* EXERCISE INPUTS:
---------------
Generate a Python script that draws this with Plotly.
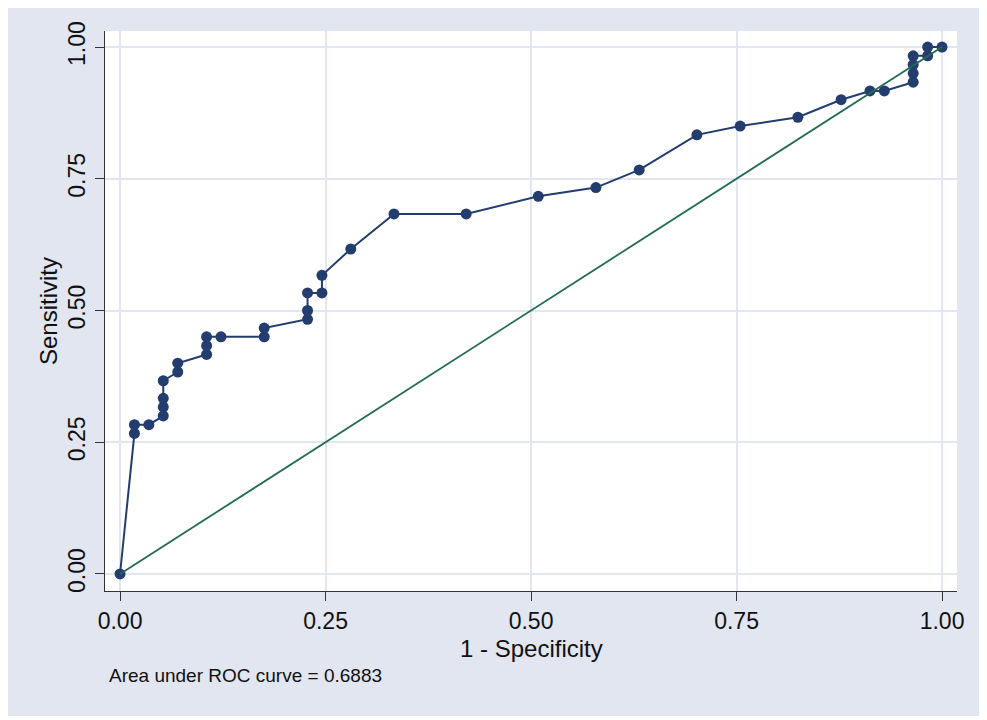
import plotly.graph_objects as go

# ROC curve points (1 - specificity, sensitivity)
fpr = [0.0, 0.0175, 0.0175, 0.0351, 0.0526, 0.0526, 0.0526, 0.0526, 0.0702, 0.0702,
       0.1053, 0.1053, 0.1053, 0.1228, 0.1754, 0.1754, 0.2281, 0.2281, 0.2281, 0.2456,
       0.2456, 0.2807, 0.3333, 0.4211, 0.5088, 0.5789, 0.6316, 0.7018, 0.7544, 0.8246,
       0.8772, 0.9123, 0.9298, 0.9649, 0.9649, 0.9649, 0.9649, 0.9825, 0.9825, 1.0]
tpr = [0.0, 0.2667, 0.2833, 0.2833, 0.3, 0.3167, 0.3333, 0.3667, 0.3833, 0.4,
       0.4167, 0.4333, 0.45, 0.45, 0.45, 0.4667, 0.4833, 0.5, 0.5333, 0.5333,
       0.5667, 0.6167, 0.6833, 0.6833, 0.7167, 0.7333, 0.7667, 0.8333, 0.85, 0.8667,
       0.9, 0.9167, 0.9167, 0.9333, 0.95, 0.9667, 0.9833, 0.9833, 1.0, 1.0]

# reference diagonal
ref_x = [0, 1]
ref_y = [0, 1]

tick_vals = [0, 0.25, 0.5, 0.75, 1]
tick_text = ["0.00", "0.25", "0.50", "0.75", "1.00"]
auc_text = "Area under ROC curve = 0.6883"

navy = "#233D6E"
green = "#236B56"
bg = "#E1E6F0"
font = "Liberation Sans, Arial, sans-serif"

fig = go.Figure()

fig.add_trace(go.Scatter(
    x=fpr, y=tpr, mode="lines+markers",
    line=dict(color=navy, width=2),
    marker=dict(color=navy, size=11),
    showlegend=False, cliponaxis=False,
))
fig.add_trace(go.Scatter(
    x=ref_x, y=ref_y, mode="lines",
    line=dict(color=green, width=1.8),
    showlegend=False, cliponaxis=False,
))

axis_common = dict(
    tickvals=tick_vals, ticktext=tick_text,
    showgrid=True, gridcolor=bg, gridwidth=2,
    zeroline=False, showline=True, linecolor="#333333", linewidth=1.2,
    ticks="outside", ticklen=9, tickcolor="#333333", tickwidth=1.2,
    tickfont=dict(family=font, size=23, color="#111111"),
)

fig.update_layout(
    width=975, height=708,
    margin=dict(l=97, r=26, t=23, b=125),
    paper_bgcolor=bg, plot_bgcolor="white",
    font=dict(family=font, color="#111111"),
    xaxis=dict(axis_common, range=[-0.0183, 1.0182]),
    yaxis=dict(axis_common, range=[-0.0323, 1.0304], tickangle=-90,
               ticklabelstandoff=1),
    annotations=[
        # axis titles
        dict(text="1 - Specificity", xref="paper", yref="paper", x=0.5, y=-0.1018,
             xanchor="center", yanchor="middle", showarrow=False,
             font=dict(family=font, size=24, color="#111111")),
        dict(text="Sensitivity", xref="paper", yref="paper", x=-0.0669, y=0.5,
             xanchor="center", yanchor="middle", textangle=-90, showarrow=False,
             font=dict(family=font, size=24, color="#111111")),
        # note
        dict(text=auc_text, xref="paper", yref="paper", x=0.002, y=-0.15,
             xanchor="left", yanchor="middle", showarrow=False,
             font=dict(family=font, size=19, color="#111111")),
    ],
)

fig.write_html("out.html")
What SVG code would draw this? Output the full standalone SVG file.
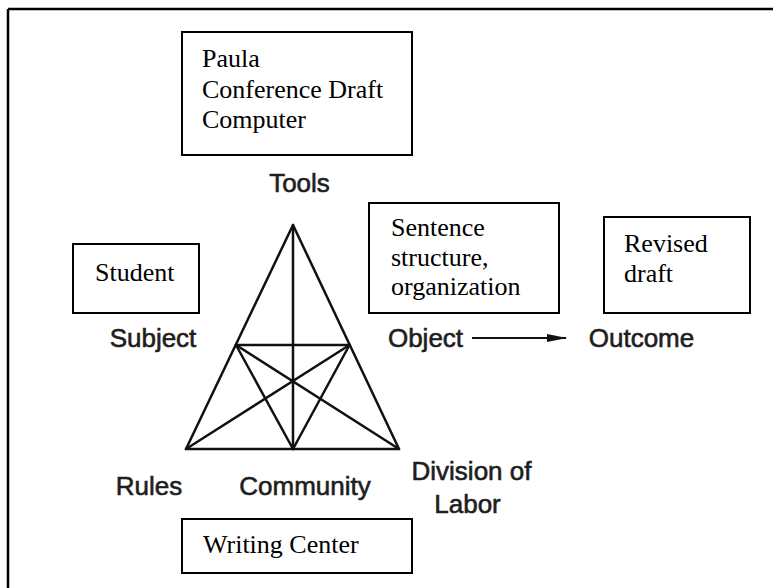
<svg xmlns="http://www.w3.org/2000/svg" width="773" height="588" viewBox="0 0 773 588">
  <defs>
    <style>
      .box { fill: #ffffff; stroke: #000000; stroke-width: 2; }
      .serif { font-family: "Liberation Serif", "Times New Roman", serif; font-size: 26px; fill: #000000; }
      .lbl { font-family: "Liberation Sans", Arial, sans-serif; font-size: 26px; fill: #1e1e1e; stroke: #1e1e1e; stroke-width: 0.6; text-anchor: middle; }
      .tri { fill: none; stroke: #111111; stroke-width: 2.5; stroke-linejoin: round; stroke-linecap: round; }
      .conn { stroke: #111111; stroke-width: 2; fill: none; }
    </style>
    <marker id="arrow" markerWidth="20" markerHeight="10" refX="19" refY="5" orient="auto" markerUnits="userSpaceOnUse">
      <path d="M0,1 L20,5 L0,9 Z" fill="#111111"/>
    </marker>
  </defs>
  <rect width="773" height="588" fill="#ffffff"/>
  <g id="frame">
    <line x1="8" y1="9" x2="773" y2="9" stroke="#000" stroke-width="2.5"/>
    <line x1="8" y1="9" x2="8" y2="588" stroke="#000" stroke-width="2.5"/>
  </g>
  <g id="triangle">
    <polygon class="tri" points="293,225 186,449 399,449"/>
    <line class="tri" x1="293" y1="225" x2="293" y2="449"/>
    <line class="tri" x1="236" y1="345" x2="349.5" y2="345"/>
    <line class="tri" x1="236" y1="345" x2="399" y2="449"/>
    <line class="tri" x1="349.5" y1="345" x2="186" y2="449"/>
    <line class="tri" x1="236" y1="345" x2="293" y2="449"/>
    <line class="tri" x1="349.5" y1="345" x2="293" y2="449"/>
  </g>
  <g id="tools-box">
    <rect class="box" x="182" y="32" width="230" height="123"/>
    <text class="serif" x="202" y="67">Paula</text>
    <text class="serif" x="202" y="97.5">Conference Draft</text>
    <text class="serif" x="202" y="128">Computer</text>
  </g>
  <g id="student-box">
    <rect class="box" x="73" y="244" width="126" height="69"/>
    <text class="serif" x="95" y="281">Student</text>
  </g>
  <g id="object-box">
    <rect class="box" x="369" y="203" width="190" height="110"/>
    <text class="serif" x="391" y="236">Sentence</text>
    <text class="serif" x="391" y="265.5">structure,</text>
    <text class="serif" x="391" y="295">organization</text>
  </g>
  <g id="outcome-box">
    <rect class="box" x="604" y="217" width="146" height="96"/>
    <text class="serif" x="624" y="252">Revised</text>
    <text class="serif" x="624" y="282">draft</text>
  </g>
  <g id="community-box">
    <rect class="box" x="182" y="519" width="230" height="54"/>
    <text class="serif" x="203" y="553">Writing Center</text>
  </g>
  <g id="tools"><text class="lbl" x="299.5" y="192">Tools</text></g>
  <g id="subject"><text class="lbl" x="153" y="347">Subject</text></g>
  <g id="object"><text class="lbl" x="425.5" y="347">Object</text></g>
  <g id="outcome"><text class="lbl" x="641.5" y="347">Outcome</text></g>
  <g id="rules"><text class="lbl" x="149" y="495">Rules</text></g>
  <g id="community"><text class="lbl" x="305" y="495">Community</text></g>
  <g id="division">
    <text class="lbl" x="471.5" y="480">Division of</text>
    <text class="lbl" x="467.5" y="513">Labor</text>
  </g>
  <g id="connectors">
    <line class="conn" x1="472" y1="338" x2="566" y2="338" marker-end="url(#arrow)"/>
  </g>
</svg>
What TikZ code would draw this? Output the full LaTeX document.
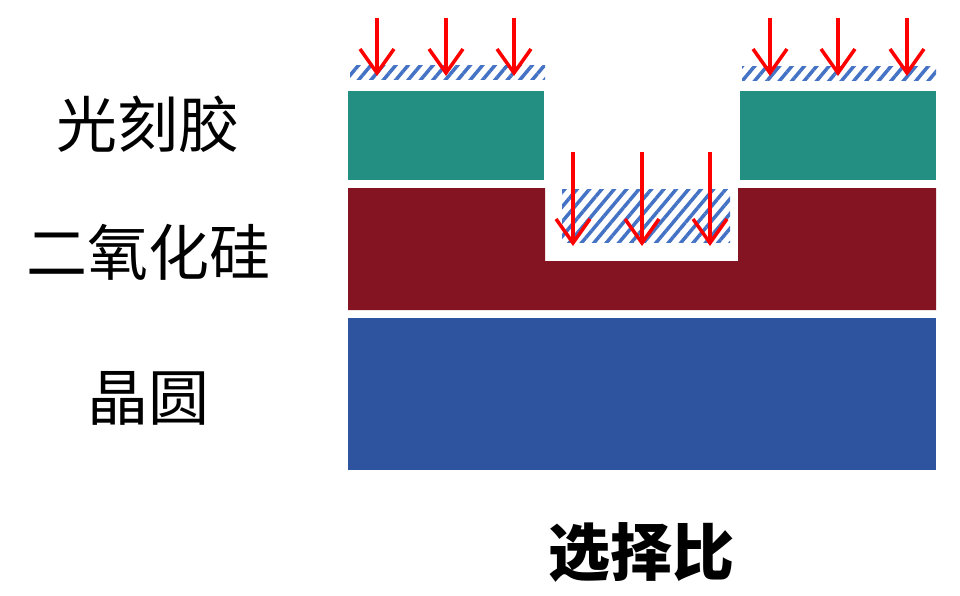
\documentclass[tikz,border=0pt]{standalone}
\usepackage{fontspec}
\newfontfamily\cjk{Noto Sans CJK SC}
\usetikzlibrary{arrows.meta,patterns.meta}
\definecolor{resist}{RGB}{35,143,130}
\definecolor{oxide}{RGB}{132,20,34}
\definecolor{wafer}{RGB}{46,84,160}
\definecolor{hatch}{RGB}{68,114,196}
\tikzset{
  beam/.style={red, line width=3.5pt, -{Straight Barb[length=24pt,width=34pt,line width=3.5pt]}},
  etched/.style={pattern={Lines[angle=50,distance=9.5pt,line width=3.5pt]}, pattern color=hatch},
  layername/.style={font=\cjk\fontsize{61}{66}\selectfont, anchor=center}
}
\begin{document}
\begin{tikzpicture}[x=1pt,y=-1pt]
        \useasboundingbox (0,0) rectangle (960,596);
        % layers
        \fill[wafer] (348,318) rectangle (936,470);
        \fill[oxide] (348,188) -- (545,188) -- (545,261) -- (738,261) -- (738,188) -- (936,188) -- (936,310) -- (348,310) -- cycle;
        \fill[resist] (348,91) rectangle (544,180);
        \fill[resist] (740,91) rectangle (936,180);
        % etched regions
        \fill[etched] (350,66) rectangle (545,80);
        \fill[etched] (742,67) rectangle (936,81);
        \fill[etched] (562,189) rectangle (730,242);
        % ions
        \foreach \x in {377,446,514,770,838,907}
            \draw[beam] (\x,18) -- (\x,76);
        \foreach \x in {573,642,710}
            \draw[beam] (\x,152) -- (\x,246);
        % labels
        \node[layername] (pr) at (148,124) {光刻胶};
        \node[layername] (ox) at (148,252) {二氧化硅};
        \node[layername] (wf) at (148,398) {晶圆};
        \node[font=\cjk\bfseries\fontsize{62}{66}\selectfont] (sel) at (641,552) {选择比};
\end{tikzpicture}
\end{document}
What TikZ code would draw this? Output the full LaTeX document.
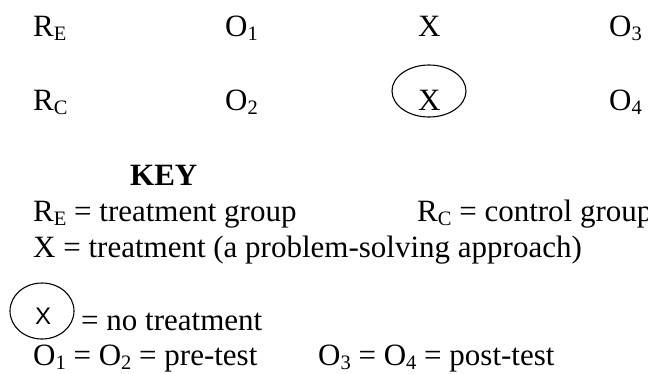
\documentclass[tikz,border=0pt]{standalone}
\usepackage{fontspec}
\setmainfont{Liberation Serif}
\newfontfamily\keysans{Liberation Sans}
\newcommand{\sbs}[1]{\raisebox{-4pt}{\fontsize{20.5}{20.5}\selectfont #1}}
\begin{document}
\begin{tikzpicture}[x=1pt,y=-1pt,
  txt/.style={anchor=base west,inner sep=0pt,font=\fontsize{31}{35}\selectfont},
  ringline/.style={line width=1.1pt}]
\useasboundingbox (0,0) rectangle (648,373);
% design rows
\node[txt] (re) at (33,36) {R\sbs{E}};
\node[txt] (o1) at (225,36) {O\sbs{1}};
\node[txt] (x1) at (418,36) {X};
\node[txt] (o3) at (609,36) {O\sbs{3}};
\node[txt] (rc) at (33,110) {R\sbs{C}};
\node[txt] (o2) at (225,110) {O\sbs{2}};
\node[txt] (x2) at (418,110) {X};
\node[txt] (o4) at (609,110) {O\sbs{4}};
\draw[ringline] (429,91) ellipse [x radius=37,y radius=26];
% key
\node[txt,font=\fontsize{31}{35}\selectfont\bfseries] (key) at (130,185) {KEY};
\node[txt] (k1) at (33,221) {R\sbs{E} = treatment group};
\node[txt] (k2) at (417,221) {R\sbs{C} = control group};
\node[txt] (k3) at (33,257) {X = treatment (a problem-solving approach)};
\draw[ringline] (42,311) ellipse [x radius=32,y radius=28];
\node[txt,font=\fontsize{24}{28}\keysans] (kx) at (35,324) {X};
\node[txt] (k4) at (81,330) {= no treatment};
\node[txt] (k5) at (33,365) {O\sbs{1} = O\sbs{2} = pre-test};
\node[txt] (k6) at (318,365) {O\sbs{3} = O\sbs{4} = post-test};
\end{tikzpicture}
\end{document}
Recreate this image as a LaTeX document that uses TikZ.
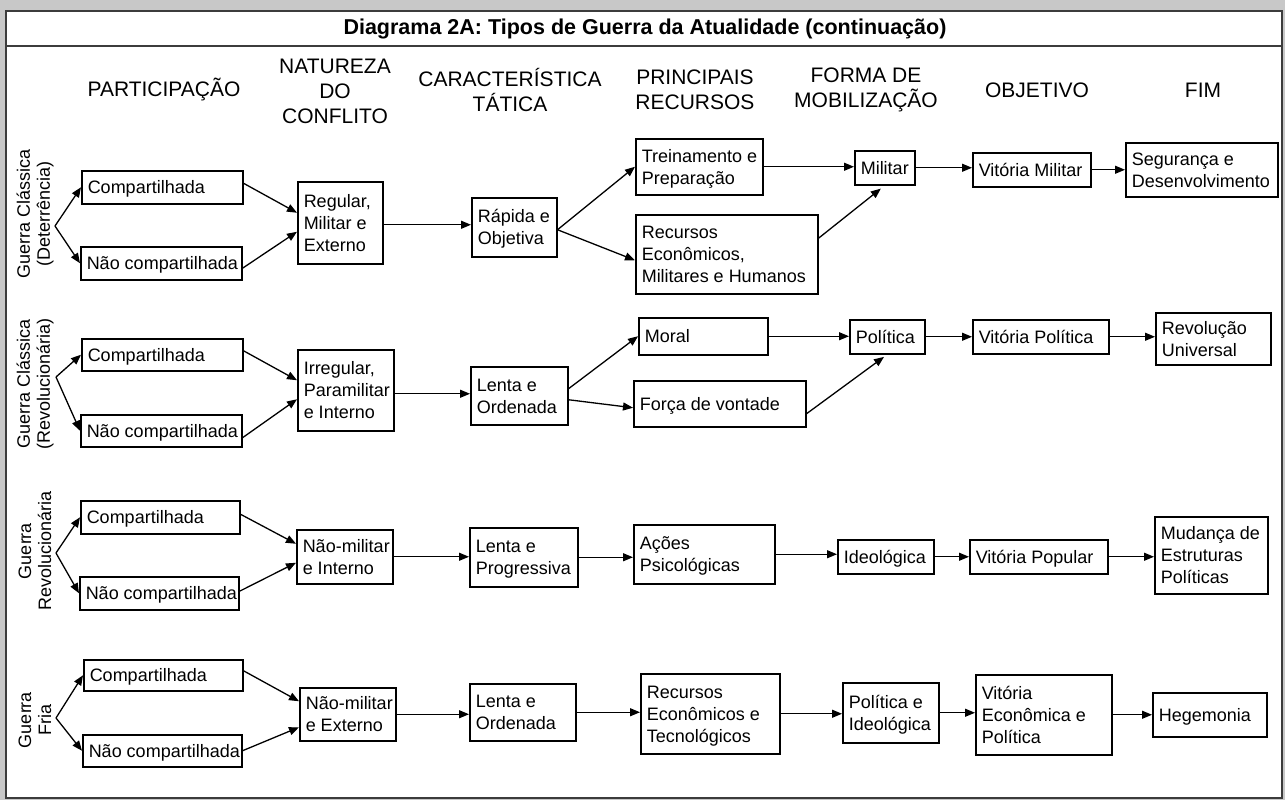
\documentclass[tikz,border=0pt]{standalone}
\usepackage{fontspec}
\setmainfont{Liberation Sans}
\usetikzlibrary{arrows.meta,calc}
\definecolor{bggray}{RGB}{200,200,200}
\definecolor{framec}{RGB}{60,60,60}
\tikzset{
  bx/.style={draw=black,line width=1.5pt,inner sep=0pt,fill=white,font=\fontsize{18}{22}\selectfont},
  hdr/.style={align=center,font=\fontsize{21}{25}\selectfont,inner sep=0pt},
  lab/.style={align=center,rotate=90,font=\fontsize{18}{20}\selectfont,inner sep=0pt},
  arr/.style={-{Triangle[length=10pt,width=8pt]},line width=1.3pt},
  frm/.style={draw=framec,line width=1.5pt}
}
\newcommand\bx[6]{%
  \pgfmathsetmacro\bxw{#4-#2}\pgfmathsetmacro\bxh{#5-#3}\pgfmathsetmacro\bxt{#4-#2-6}%
  \node[bx,anchor=north west,minimum width=\bxw pt,minimum height=\bxh pt] (#1) at (#2,#3)
    {\hspace*{6pt}\makebox[\bxt pt][l]{\raisebox{-2pt}[\height][\depth]{\begin{tabular}{@{}l@{}}#6\end{tabular}}}};}
\begin{document}
\begin{tikzpicture}[x=1pt,y=-1pt]
\useasboundingbox (0,0) rectangle (1285,800);
\fill[bggray] (0,0) rectangle (1285,800);
\draw[frm,fill=white] (6,11) rectangle (1282,798);
\draw[frm] (6,46) -- (1282,46);
\node[font=\fontsize{21.5}{25}\selectfont\bfseries] (title) at (645,29) {Diagrama 2A: Tipos de Guerra da Atualidade (continuação)};

% headers
\node[hdr] (h1) at (164,90) {PARTICIPAÇÃO};
\node[hdr] (h2) at (335,91) {NATUREZA\\DO\\CONFLITO};
\node[hdr] (h3) at (510,90) {CARACTERÍSTICA\\TÁTICA};
\node[hdr] (h4) at (695,90) {PRINCIPAIS\\RECURSOS};
\node[hdr] (h5) at (866,90) {FORMA DE\\MOBILIZAÇÃO};
\node[hdr] (h6) at (1037,90) {OBJETIVO};
\node[hdr] (h7) at (1203,90) {FIM};

% side labels
\node[lab] (lab1) at (35,214) {Guerra Clássica\\(Deterrência)};
\node[lab] (lab2) at (35,384) {Guerra Clássica\\(Revolucionária)};
\node[lab] (lab3) at (35,551) {Guerra\\Revolucionária};
\node[lab] (lab4) at (35,720) {Guerra\\Fria};

% forks
\coordinate (f1) at (55,226);
\coordinate (f2) at (56,377);
\coordinate (f3) at (56,553);
\coordinate (f4) at (56,718);

% Row 1
\bx{c1}{81}{170}{242}{203}{Compartilhada}
\bx{n1}{80}{246}{241}{279}{Não compartilhada}
\bx{r1}{297}{181}{382}{263}{Regular,\\Militar e\\Externo}
\bx{ro1}{471}{197}{556}{256}{Rápida e\\Objetiva}
\bx{t1}{635}{138}{762}{194}{Treinamento e\\Preparação}
\bx{re1}{635}{214}{817}{293}{Recursos\\Econômicos,\\Militares e Humanos}
\bx{m1}{854}{150}{914}{184}{Militar}
\bx{v1}{972}{152}{1090}{186}{Vitória Militar}
\bx{s1}{1125}{142}{1277}{196}{Segurança e\\Desenvolvimento}

% Row 2
\bx{c2}{81}{338}{242}{370}{Compartilhada}
\bx{n2}{80}{414}{241}{446}{Não compartilhada}
\bx{i2}{297}{349}{393}{430}{Irregular,\\Paramilitar\\e Interno}
\bx{l2}{470}{366}{567}{424}{Lenta e\\Ordenada}
\bx{mo2}{638}{317}{767}{354}{Moral}
\bx{fo2}{633}{380}{805}{426}{Força de vontade}
\bx{p2}{849}{319}{924}{353}{Política}
\bx{vp2}{972}{319}{1108}{353}{Vitória Política}
\bx{ru2}{1155}{312}{1270}{364}{Revolução\\Universal}

% Row 3
\bx{c3}{80}{500}{239}{533}{Compartilhada}
\bx{n3}{79}{576}{238}{609}{Não compartilhada}
\bx{nm3}{296}{529}{392}{583}{Não-militar\\e Interno}
\bx{lp3}{469}{527}{577}{586}{Lenta e\\Progressiva}
\bx{a3}{633}{524}{774}{583}{Ações\\Psicológicas}
\bx{id3}{837}{539}{933}{573}{Ideológica}
\bx{vpo3}{969}{539}{1107}{573}{Vitória Popular}
\bx{mu3}{1154}{516}{1267}{593}{Mudança de\\Estruturas\\Políticas}

% Row 4
\bx{c4}{83}{659}{242}{690}{Compartilhada}
\bx{n4}{82}{734}{241}{766}{Não compartilhada}
\bx{nme4}{299}{687}{395}{740}{Não-militar\\e Externo}
\bx{lo4}{469}{683}{575}{740}{Lenta e\\Ordenada}
\bx{rt4}{640}{673}{779}{753}{Recursos\\Econômicos e\\Tecnológicos}
\bx{pi4}{842}{682}{938}{742}{Política e\\Ideológica}
\bx{ve4}{975}{674}{1111}{754}{Vitória\\Econômica e\\Política}
\bx{h4}{1152}{692}{1266}{736}{Hegemonia}

% Connectors row 1
\draw[arr] (f1) -- (c1.west);
\draw[arr] (f1) -- (n1.west);
\draw[arr] ($(c1.east)+(0,-4)$) -- ($(r1.west)+(0,-10)$);
\draw[arr] ($(n1.east)+(0,5)$) -- ($(r1.west)+(0,9)$);
\draw[arr] ($(r1.east)+(0,2)$) -- ($(ro1.west)+(0,-2.5)$);
\draw[arr] ($(ro1.east)+(0,2.5)$) -- (t1.west);
\draw[arr] ($(ro1.east)+(0,2.5)$) -- ($(re1.west)+(0,6)$);
\draw[arr] (t1.east) -- (t1.east -| m1.west);
\draw[arr,shorten >=5pt] ($(re1.east)+(0,-16)$) -- (m1.south);
\draw[arr] (m1.east) -- (m1.east -| v1.west);
\draw[arr] (v1.east) -- (v1.east -| s1.west);

% Connectors row 2
\draw[arr] (f2) -- (c2.west);
\draw[arr] (f2) -- (n2.west);
\draw[arr] ($(c2.east)+(0,-4)$) -- ($(i2.west)+(0,-10)$);
\draw[arr] ($(n2.east)+(0,7)$) -- ($(i2.west)+(0,9)$);
\draw[arr] ($(i2.east)+(0,3.5)$) -- ($(l2.west)+(0,-2)$);
\draw[arr] ($(l2.east)+(0,-7)$) -- (mo2.west);
\draw[arr] ($(l2.east)+(0,4)$) -- ($(fo2.west)+(0,4)$);
\draw[arr] (mo2.east) -- (mo2.east -| p2.west);
\draw[arr,shorten >=4pt] ($(fo2.east)+(0,10)$) -- (p2.south);
\draw[arr] (p2.east) -- (p2.east -| vp2.west);
\draw[arr] (vp2.east) -- (vp2.east -| ru2.west);

% Connectors row 3
\draw[arr] (f3) -- (c3.west);
\draw[arr] (f3) -- (n3.west);
\draw[arr] ($(c3.east)+(0,-3)$) -- ($(nm3.west)+(0,-13)$);
\draw[arr] ($(n3.east)+(0,-2)$) -- ($(nm3.west)+(0,6)$);
\draw[arr] (nm3.east) -- (nm3.east -| lp3.west);
\draw[arr] (lp3.east) -- (lp3.east -| a3.west);
\draw[arr] (a3.east) -- (a3.east -| id3.west);
\draw[arr] (id3.east) -- (id3.east -| vpo3.west);
\draw[arr] (vpo3.east) -- (vpo3.east -| mu3.west);

% Connectors row 4
\draw[arr] (f4) -- (c4.west);
\draw[arr] (f4) -- (n4.west);
\draw[arr] ($(c4.east)+(0,-4.5)$) -- ($(nme4.west)+(0,-13)$);
\draw[arr] (n4.east) -- ($(nme4.west)+(0,13)$);
\draw[arr] (nme4.east) -- (nme4.east -| lo4.west);
\draw[arr] (lo4.east) -- (lo4.east -| rt4.west);
\draw[arr] (rt4.east) -- (rt4.east -| pi4.west);
\draw[arr] (pi4.east) -- (pi4.east -| ve4.west);
\draw[arr] (ve4.east) -- (ve4.east -| h4.west);
\end{tikzpicture}
\end{document}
---------------
* GIVEN EXERCISE:
Copy out only the lines from the one containing "Recreate this image" through the one containing "(f4) at (56,718);", exactly, with both ends. Any picture is left out.

* EXERCISE RESULT:
Recreate this image as a LaTeX document that uses TikZ.
\documentclass[tikz,border=0pt]{standalone}
\usepackage{fontspec}
\setmainfont{Liberation Sans}
\usetikzlibrary{arrows.meta,calc}
\definecolor{bggray}{RGB}{200,200,200}
\definecolor{framec}{RGB}{60,60,60}
\tikzset{
  bx/.style={draw=black,line width=1.5pt,inner sep=0pt,fill=white,font=\fontsize{18}{22}\selectfont},
  hdr/.style={align=center,font=\fontsize{21}{25}\selectfont,inner sep=0pt},
  lab/.style={align=center,rotate=90,font=\fontsize{18}{20}\selectfont,inner sep=0pt},
  arr/.style={-{Triangle[length=10pt,width=8pt]},line width=1.3pt},
  frm/.style={draw=framec,line width=1.5pt}
}
\newcommand\bx[6]{%
  \pgfmathsetmacro\bxw{#4-#2}\pgfmathsetmacro\bxh{#5-#3}\pgfmathsetmacro\bxt{#4-#2-6}%
  \node[bx,anchor=north west,minimum width=\bxw pt,minimum height=\bxh pt] (#1) at (#2,#3)
    {\hspace*{6pt}\makebox[\bxt pt][l]{\raisebox{-2pt}[\height][\depth]{\begin{tabular}{@{}l@{}}#6\end{tabular}}}};}
\begin{document}
\begin{tikzpicture}[x=1pt,y=-1pt]
\useasboundingbox (0,0) rectangle (1285,800);
\fill[bggray] (0,0) rectangle (1285,800);
\draw[frm,fill=white] (6,11) rectangle (1282,798);
\draw[frm] (6,46) -- (1282,46);
\node[font=\fontsize{21.5}{25}\selectfont\bfseries] (title) at (645,29) {Diagrama 2A: Tipos de Guerra da Atualidade (continuação)};

% headers
\node[hdr] (h1) at (164,90) {PARTICIPAÇÃO};
\node[hdr] (h2) at (335,91) {NATUREZA\\DO\\CONFLITO};
\node[hdr] (h3) at (510,90) {CARACTERÍSTICA\\TÁTICA};
\node[hdr] (h4) at (695,90) {PRINCIPAIS\\RECURSOS};
\node[hdr] (h5) at (866,90) {FORMA DE\\MOBILIZAÇÃO};
\node[hdr] (h6) at (1037,90) {OBJETIVO};
\node[hdr] (h7) at (1203,90) {FIM};

% side labels
\node[lab] (lab1) at (35,214) {Guerra Clássica\\(Deterrência)};
\node[lab] (lab2) at (35,384) {Guerra Clássica\\(Revolucionária)};
\node[lab] (lab3) at (35,551) {Guerra\\Revolucionária};
\node[lab] (lab4) at (35,720) {Guerra\\Fria};

% forks
\coordinate (f1) at (55,226);
\coordinate (f2) at (56,377);
\coordinate (f3) at (56,553);
\coordinate (f4) at (56,718);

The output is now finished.